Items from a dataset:
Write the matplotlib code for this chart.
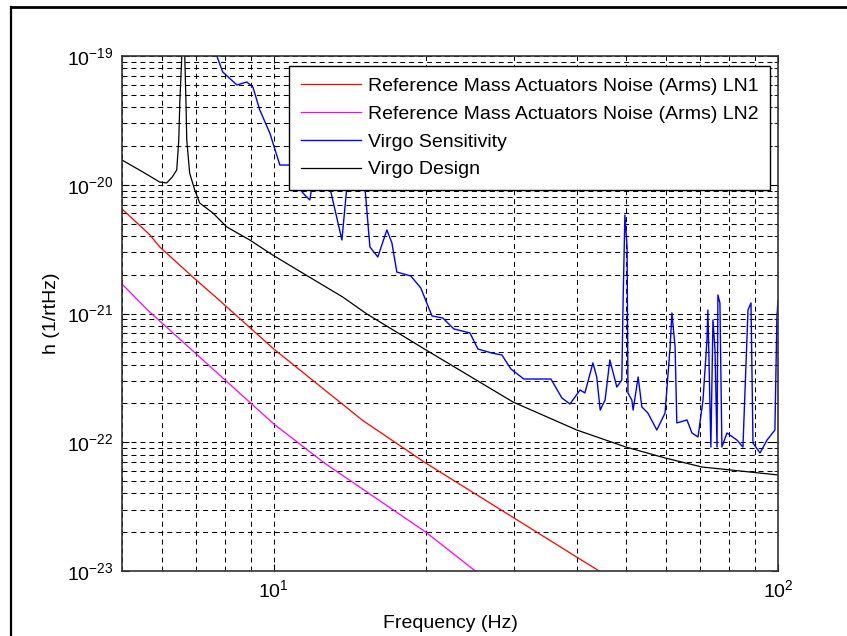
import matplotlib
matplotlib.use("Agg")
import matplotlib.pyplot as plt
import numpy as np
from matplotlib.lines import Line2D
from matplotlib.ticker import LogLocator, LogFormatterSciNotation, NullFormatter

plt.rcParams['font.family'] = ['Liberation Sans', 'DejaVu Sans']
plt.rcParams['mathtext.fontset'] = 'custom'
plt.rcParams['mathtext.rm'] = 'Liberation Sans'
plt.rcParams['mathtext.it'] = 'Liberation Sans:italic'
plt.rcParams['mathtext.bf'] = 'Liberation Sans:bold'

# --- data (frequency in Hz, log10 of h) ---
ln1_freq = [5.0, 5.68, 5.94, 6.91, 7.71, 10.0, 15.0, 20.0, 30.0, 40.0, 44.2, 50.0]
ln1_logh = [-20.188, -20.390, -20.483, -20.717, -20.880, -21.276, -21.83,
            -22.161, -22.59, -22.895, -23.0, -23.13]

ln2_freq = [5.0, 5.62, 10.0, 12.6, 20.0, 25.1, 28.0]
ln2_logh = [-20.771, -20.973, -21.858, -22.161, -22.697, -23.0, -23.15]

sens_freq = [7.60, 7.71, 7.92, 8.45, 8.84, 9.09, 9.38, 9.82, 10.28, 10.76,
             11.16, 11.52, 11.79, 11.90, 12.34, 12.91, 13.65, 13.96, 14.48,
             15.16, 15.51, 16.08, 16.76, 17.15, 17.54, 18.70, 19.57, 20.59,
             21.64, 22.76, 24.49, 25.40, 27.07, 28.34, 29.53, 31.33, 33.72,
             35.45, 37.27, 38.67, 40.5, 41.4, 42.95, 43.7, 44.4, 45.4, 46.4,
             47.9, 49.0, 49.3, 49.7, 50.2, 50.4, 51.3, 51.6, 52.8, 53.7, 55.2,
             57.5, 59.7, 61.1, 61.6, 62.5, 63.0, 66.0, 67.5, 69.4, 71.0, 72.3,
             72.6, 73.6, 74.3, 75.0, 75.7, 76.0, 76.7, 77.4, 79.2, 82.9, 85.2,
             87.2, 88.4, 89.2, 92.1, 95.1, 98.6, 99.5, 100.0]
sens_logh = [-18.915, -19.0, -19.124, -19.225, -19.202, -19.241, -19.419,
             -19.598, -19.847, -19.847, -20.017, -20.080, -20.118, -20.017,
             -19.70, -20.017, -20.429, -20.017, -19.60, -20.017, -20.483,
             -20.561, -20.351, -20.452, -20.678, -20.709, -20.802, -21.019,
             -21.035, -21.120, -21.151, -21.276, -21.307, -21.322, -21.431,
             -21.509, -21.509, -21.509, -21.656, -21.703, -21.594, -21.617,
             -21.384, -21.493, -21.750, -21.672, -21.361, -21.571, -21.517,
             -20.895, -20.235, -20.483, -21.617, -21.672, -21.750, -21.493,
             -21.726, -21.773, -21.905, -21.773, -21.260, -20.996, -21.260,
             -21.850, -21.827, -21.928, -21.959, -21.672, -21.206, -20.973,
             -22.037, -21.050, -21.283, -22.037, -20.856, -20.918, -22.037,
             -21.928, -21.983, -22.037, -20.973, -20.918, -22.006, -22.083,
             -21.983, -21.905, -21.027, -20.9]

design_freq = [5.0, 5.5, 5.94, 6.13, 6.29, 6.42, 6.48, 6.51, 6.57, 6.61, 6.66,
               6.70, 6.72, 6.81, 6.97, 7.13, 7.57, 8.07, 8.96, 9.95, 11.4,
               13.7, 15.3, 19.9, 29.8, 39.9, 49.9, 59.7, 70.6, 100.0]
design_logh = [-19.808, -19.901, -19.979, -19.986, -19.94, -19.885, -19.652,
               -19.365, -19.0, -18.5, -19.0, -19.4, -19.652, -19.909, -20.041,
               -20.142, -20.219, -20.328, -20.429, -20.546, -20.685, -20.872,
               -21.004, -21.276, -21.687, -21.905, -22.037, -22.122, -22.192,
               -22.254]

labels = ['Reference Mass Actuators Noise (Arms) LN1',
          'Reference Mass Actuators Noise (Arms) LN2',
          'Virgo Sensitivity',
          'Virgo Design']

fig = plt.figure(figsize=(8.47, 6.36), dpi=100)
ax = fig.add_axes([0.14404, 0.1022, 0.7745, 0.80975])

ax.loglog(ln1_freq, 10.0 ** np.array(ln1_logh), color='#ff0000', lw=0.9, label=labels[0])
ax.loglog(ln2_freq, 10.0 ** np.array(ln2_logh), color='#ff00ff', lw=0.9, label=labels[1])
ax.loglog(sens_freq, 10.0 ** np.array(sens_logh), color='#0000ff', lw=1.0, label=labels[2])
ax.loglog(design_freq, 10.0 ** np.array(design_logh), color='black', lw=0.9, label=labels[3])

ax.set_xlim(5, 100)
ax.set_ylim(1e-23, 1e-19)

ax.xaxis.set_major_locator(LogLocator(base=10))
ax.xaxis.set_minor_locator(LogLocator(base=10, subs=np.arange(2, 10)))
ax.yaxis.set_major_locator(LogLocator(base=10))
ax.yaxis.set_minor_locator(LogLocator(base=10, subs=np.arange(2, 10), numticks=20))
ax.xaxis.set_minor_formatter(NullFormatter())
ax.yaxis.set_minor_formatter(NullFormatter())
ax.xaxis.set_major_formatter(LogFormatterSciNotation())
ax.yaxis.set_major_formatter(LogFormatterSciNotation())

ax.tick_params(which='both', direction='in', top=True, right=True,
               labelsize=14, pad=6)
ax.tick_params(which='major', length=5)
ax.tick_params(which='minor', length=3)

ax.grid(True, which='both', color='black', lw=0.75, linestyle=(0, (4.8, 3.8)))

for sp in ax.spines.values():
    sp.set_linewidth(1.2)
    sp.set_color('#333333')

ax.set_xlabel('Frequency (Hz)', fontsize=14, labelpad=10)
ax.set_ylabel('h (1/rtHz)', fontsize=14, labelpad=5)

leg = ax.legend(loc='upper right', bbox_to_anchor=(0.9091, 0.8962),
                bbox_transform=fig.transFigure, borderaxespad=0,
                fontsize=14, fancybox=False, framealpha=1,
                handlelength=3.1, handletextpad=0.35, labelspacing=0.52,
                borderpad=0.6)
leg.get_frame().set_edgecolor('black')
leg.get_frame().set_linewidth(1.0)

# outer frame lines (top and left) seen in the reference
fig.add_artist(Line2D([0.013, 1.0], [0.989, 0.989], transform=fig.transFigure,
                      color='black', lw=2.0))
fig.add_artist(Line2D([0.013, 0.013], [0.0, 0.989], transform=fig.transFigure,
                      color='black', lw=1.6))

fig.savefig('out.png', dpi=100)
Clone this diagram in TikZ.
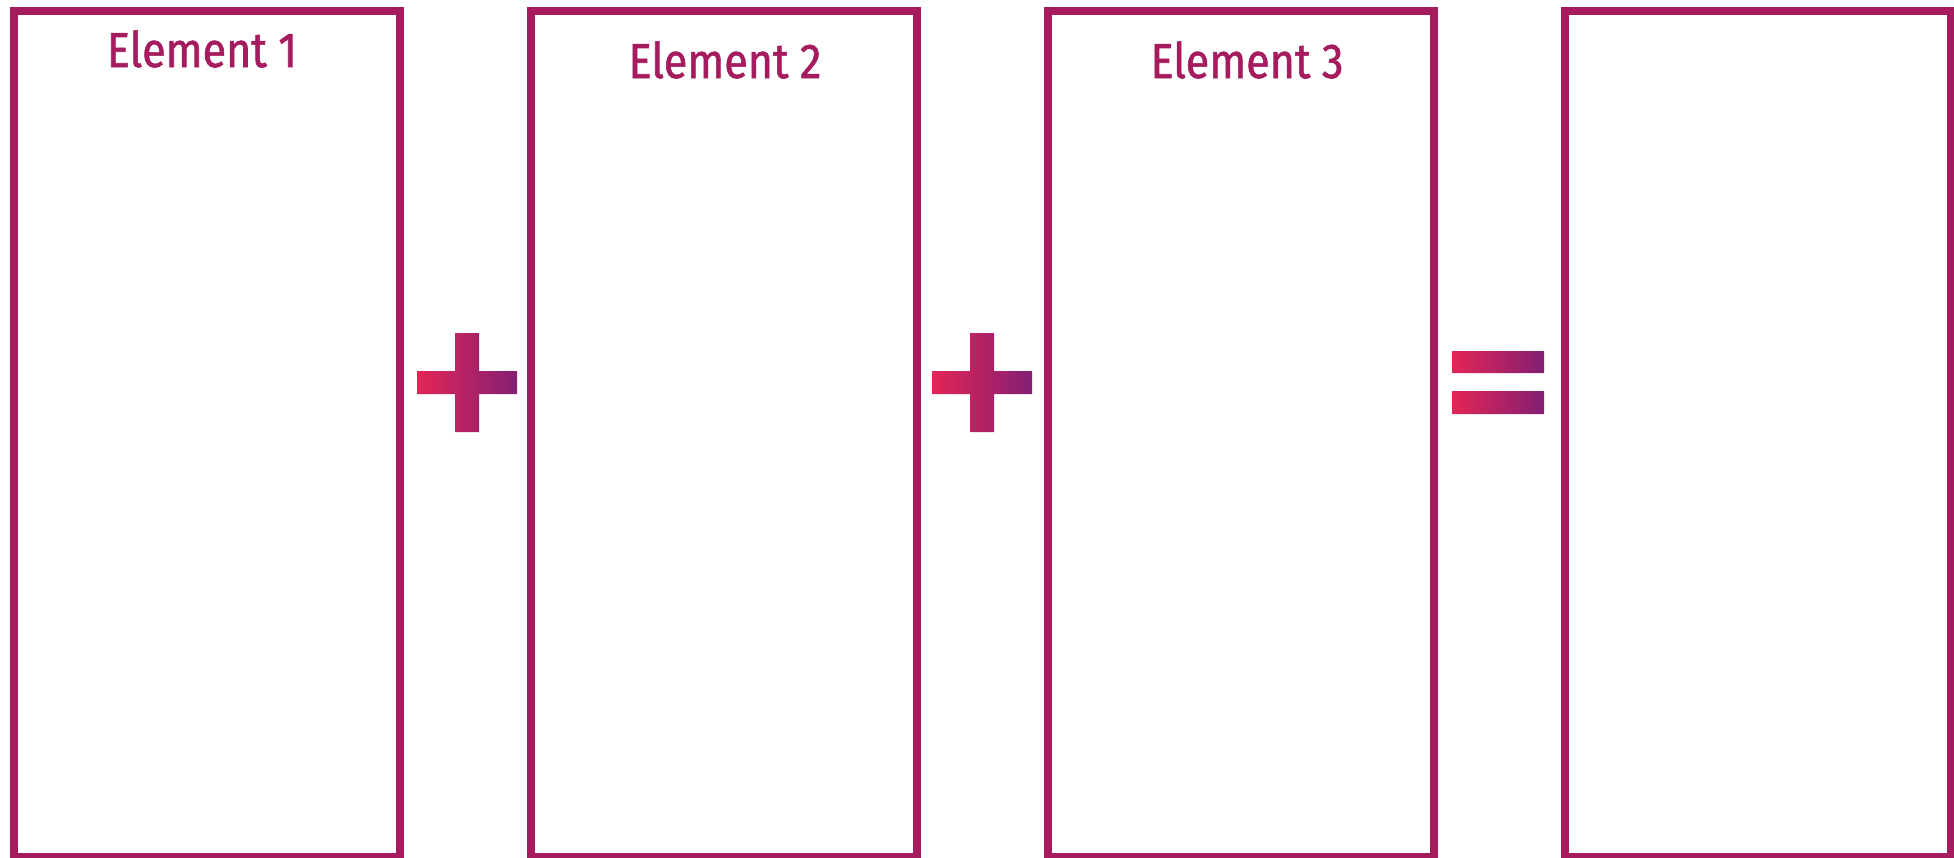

* [What this task involves]:
Every record must be copied exactly, with images dropped from the result.

* [Reply to the task]:
Write the matplotlib code for this chart.
import matplotlib
matplotlib.use("Agg")
import matplotlib.pyplot as plt
import numpy as np
from matplotlib.lines import Line2D
from matplotlib.ticker import LogLocator, LogFormatterSciNotation, NullFormatter

plt.rcParams['font.family'] = ['Liberation Sans', 'DejaVu Sans']
plt.rcParams['mathtext.fontset'] = 'custom'
plt.rcParams['mathtext.rm'] = 'Liberation Sans'
plt.rcParams['mathtext.it'] = 'Liberation Sans:italic'
plt.rcParams['mathtext.bf'] = 'Liberation Sans:bold'

# --- data (frequency in Hz, log10 of h) ---
ln1_freq = [5.0, 5.68, 5.94, 6.91, 7.71, 10.0, 15.0, 20.0, 30.0, 40.0, 44.2, 50.0]
ln1_logh = [-20.188, -20.390, -20.483, -20.717, -20.880, -21.276, -21.83,
            -22.161, -22.59, -22.895, -23.0, -23.13]

ln2_freq = [5.0, 5.62, 10.0, 12.6, 20.0, 25.1, 28.0]
ln2_logh = [-20.771, -20.973, -21.858, -22.161, -22.697, -23.0, -23.15]

sens_freq = [7.60, 7.71, 7.92, 8.45, 8.84, 9.09, 9.38, 9.82, 10.28, 10.76,
             11.16, 11.52, 11.79, 11.90, 12.34, 12.91, 13.65, 13.96, 14.48,
             15.16, 15.51, 16.08, 16.76, 17.15, 17.54, 18.70, 19.57, 20.59,
             21.64, 22.76, 24.49, 25.40, 27.07, 28.34, 29.53, 31.33, 33.72,
             35.45, 37.27, 38.67, 40.5, 41.4, 42.95, 43.7, 44.4, 45.4, 46.4,
             47.9, 49.0, 49.3, 49.7, 50.2, 50.4, 51.3, 51.6, 52.8, 53.7, 55.2,
             57.5, 59.7, 61.1, 61.6, 62.5, 63.0, 66.0, 67.5, 69.4, 71.0, 72.3,
             72.6, 73.6, 74.3, 75.0, 75.7, 76.0, 76.7, 77.4, 79.2, 82.9, 85.2,
             87.2, 88.4, 89.2, 92.1, 95.1, 98.6, 99.5, 100.0]
sens_logh = [-18.915, -19.0, -19.124, -19.225, -19.202, -19.241, -19.419,
             -19.598, -19.847, -19.847, -20.017, -20.080, -20.118, -20.017,
             -19.70, -20.017, -20.429, -20.017, -19.60, -20.017, -20.483,
             -20.561, -20.351, -20.452, -20.678, -20.709, -20.802, -21.019,
             -21.035, -21.120, -21.151, -21.276, -21.307, -21.322, -21.431,
             -21.509, -21.509, -21.509, -21.656, -21.703, -21.594, -21.617,
             -21.384, -21.493, -21.750, -21.672, -21.361, -21.571, -21.517,
             -20.895, -20.235, -20.483, -21.617, -21.672, -21.750, -21.493,
             -21.726, -21.773, -21.905, -21.773, -21.260, -20.996, -21.260,
             -21.850, -21.827, -21.928, -21.959, -21.672, -21.206, -20.973,
             -22.037, -21.050, -21.283, -22.037, -20.856, -20.918, -22.037,
             -21.928, -21.983, -22.037, -20.973, -20.918, -22.006, -22.083,
             -21.983, -21.905, -21.027, -20.9]

design_freq = [5.0, 5.5, 5.94, 6.13, 6.29, 6.42, 6.48, 6.51, 6.57, 6.61, 6.66,
               6.70, 6.72, 6.81, 6.97, 7.13, 7.57, 8.07, 8.96, 9.95, 11.4,
               13.7, 15.3, 19.9, 29.8, 39.9, 49.9, 59.7, 70.6, 100.0]
design_logh = [-19.808, -19.901, -19.979, -19.986, -19.94, -19.885, -19.652,
               -19.365, -19.0, -18.5, -19.0, -19.4, -19.652, -19.909, -20.041,
               -20.142, -20.219, -20.328, -20.429, -20.546, -20.685, -20.872,
               -21.004, -21.276, -21.687, -21.905, -22.037, -22.122, -22.192,
               -22.254]

labels = ['Reference Mass Actuators Noise (Arms) LN1',
          'Reference Mass Actuators Noise (Arms) LN2',
          'Virgo Sensitivity',
          'Virgo Design']

fig = plt.figure(figsize=(8.47, 6.36), dpi=100)
ax = fig.add_axes([0.14404, 0.1022, 0.7745, 0.80975])

ax.loglog(ln1_freq, 10.0 ** np.array(ln1_logh), color='#ff0000', lw=0.9, label=labels[0])
ax.loglog(ln2_freq, 10.0 ** np.array(ln2_logh), color='#ff00ff', lw=0.9, label=labels[1])
ax.loglog(sens_freq, 10.0 ** np.array(sens_logh), color='#0000ff', lw=1.0, label=labels[2])
ax.loglog(design_freq, 10.0 ** np.array(design_logh), color='black', lw=0.9, label=labels[3])

ax.set_xlim(5, 100)
ax.set_ylim(1e-23, 1e-19)

ax.xaxis.set_major_locator(LogLocator(base=10))
ax.xaxis.set_minor_locator(LogLocator(base=10, subs=np.arange(2, 10)))
ax.yaxis.set_major_locator(LogLocator(base=10))
ax.yaxis.set_minor_locator(LogLocator(base=10, subs=np.arange(2, 10), numticks=20))
ax.xaxis.set_minor_formatter(NullFormatter())
ax.yaxis.set_minor_formatter(NullFormatter())
ax.xaxis.set_major_formatter(LogFormatterSciNotation())
ax.yaxis.set_major_formatter(LogFormatterSciNotation())

ax.tick_params(which='both', direction='in', top=True, right=True,
               labelsize=14, pad=6)
ax.tick_params(which='major', length=5)
ax.tick_params(which='minor', length=3)

ax.grid(True, which='both', color='black', lw=0.75, linestyle=(0, (4.8, 3.8)))

for sp in ax.spines.values():
    sp.set_linewidth(1.2)
    sp.set_color('#333333')

ax.set_xlabel('Frequency (Hz)', fontsize=14, labelpad=10)
ax.set_ylabel('h (1/rtHz)', fontsize=14, labelpad=5)

leg = ax.legend(loc='upper right', bbox_to_anchor=(0.9091, 0.8962),
                bbox_transform=fig.transFigure, borderaxespad=0,
                fontsize=14, fancybox=False, framealpha=1,
                handlelength=3.1, handletextpad=0.35, labelspacing=0.52,
                borderpad=0.6)
leg.get_frame().set_edgecolor('black')
leg.get_frame().set_linewidth(1.0)

# outer frame lines (top and left) seen in the reference
fig.add_artist(Line2D([0.013, 1.0], [0.989, 0.989], transform=fig.transFigure,
                      color='black', lw=2.0))
fig.add_artist(Line2D([0.013, 0.013], [0.0, 0.989], transform=fig.transFigure,
                      color='black', lw=1.6))

fig.savefig('out.png', dpi=100)
Clone this diagram in TikZ.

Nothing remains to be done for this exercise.